It is hard to believe the summer is almost over. Whenever you turn on the TV, the back-to-school advertisements remind us that it’s true. Yet, there is no advertisement for a Special Education Consultant. You see hours of getting the right school supplies and new clothing, and if you live in an area without school buses, arranging for transportation to and from school. At times all this planning and arranging can be overwhelming, but the feeling lessens when your child enters school on the first day, and continues to decrease after the first few weeks.
This is not the case if you have a child with a developmental, physical or emotional disability. In some states evaluations for an Individual Educational Plan (IEP) precede the first day of school, while in other states it is after your child has started or on the yearly anniversary. I remember my son being evaluated prior to entering the 1st grade. He was seen by the school psychologist, and I also hired a private neuropsychologist, who was a Special Education Consultant to develop his IEP.
Yet you may be a parent of a child who entered school, and within the first month is struggling to achieve academic and/or social success in their classes. Or you were notified by your child’s teacher or the school principal that they believe your child needs academic assistance in order to succeed in school. In either situation, an IEP is needed to obtain the proper assistance.
Remember you are your child’s best advocate. Every moment spent without necessary services does affect your child education. There is Help and Hope. There is a Way!
What is an IEP (Individual Educational Plan)?
In the late 70's I was a special needs teacher, then was hired by the Commonwealth of Massachusetts, Department of Education as a Special Needs Internal Auditor. My job was to evaluate special needs programs and to ensure that each school system was adhering to the state and federal laws relating to special education. As part of this job, I was on the special committee that wrote the Federal Law 94-142, which was called at the date, The Education for all Handicapped Children Act (sometimes referred to using the acronyms EAHCA or EHA, or Public Law (PL) 94-142). This law was enacted by the United States Congress in 1975. The name was later changed to The Individuals with Disabilities Education Act (IDEA)
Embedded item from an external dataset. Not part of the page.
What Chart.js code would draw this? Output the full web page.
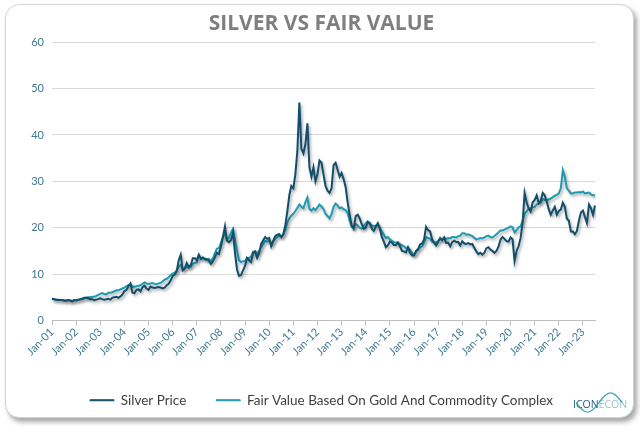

This Federal Law provides children with any form of disability a specially designed program to meet the student's unique needs in the least restrictive environment with access to the general curriculum. Other legal protections include the right to necessary related services, such as psychological counseling, behavior management programs, and parent training. This specialized customized program is called an Individual Educational Plan (IEP) or 504 Plan, and can be developed by a special education consultant.
The Difference between an IEP and a 504 Plan
The primary difference between an IEP and a 504 is that in a 504, a child has a medical diagnosis that entitles him or her to certain services. An example of this is a child who is blind and is doing well academically, however he or she needs a seeing-eye-dog to help them around the school. An IEP is a plan needed when a child tests lower than the average range for their academic level and/or age.
You as a parent trying to navigate the school meetings of IEP’s and 504’s have the right to have and hire additional supports who can assist you other than those provided by the school system. Professionals you can hire include a Special Education Consultant and/or a Special Needs Advocate.
What is a Special Education Consultant vs Special Needs Advocate?
The main difference between a Special Education Consultant and a Special Needs Advocate is training, experience, ability for forensic testimony and the ability to diagnose. Most Special Education Consultants have mental health advanced degrees along with specialized training in developmental assessments and special education. In addition, a Special Education Consultant has a working knowledge of both the Federal and State laws relating to special education.
With this knowledge, a Special Education Consultant can work with the child, the family and medical community to see what additional assessments are needed to ensure a customized program for your child. The Special Education Consultant will support you through the entire process.
I’m neuropsychologist, board certified health psychologist, and am trained in developmental assessments. I was also a special needs educator for seven years. My doctoral dissertation was on the topic of Autism. I taught on learning disabilities at Tufts University at the graduate level. And as mentioned above, I helped to write the Federal Law 94-142.
A Special Needs Advocate does not require a special education degree or mental health requirements. A Special Needs Advocate should know the Federal Law and state laws and know the school system, and also take the time to know your child. They too will help you through the process and their goal is for your child to have a customized program to help your child succeed. Both are trained to help your child with a special education plan for students with disabilities.
What is the difference between a School Psychologist and Special Education Consultant?
The key difference is that a school psychologist is an employee of the school system. A school psychologist in most states has a masters or doctoral degree in education or psychology, and holds a special certification that indicates a specialty in this area. As part of my special education background, I am also certified as a school psychologist in Massachusetts.
Ask about the credentials of your school psychologist and compare it to the education and experience of a Special Education Consultant. As part of the school environment, the school psychologist is probably the last to join your child’s IEP team. Many parents rely on the advice of a school psychologist alone and by that time, it may be too late.
When parents obtain second opinions by private Special Education Consultants, they often may receive different recommendations and/or diagnosis than those provided by your school system. Remember, YOU as a parent have the right to question the school's recommendations, and you are your child’s best advocate. Every moment spent without necessary services does affect your child education. There is Help and Hope. There is a Way!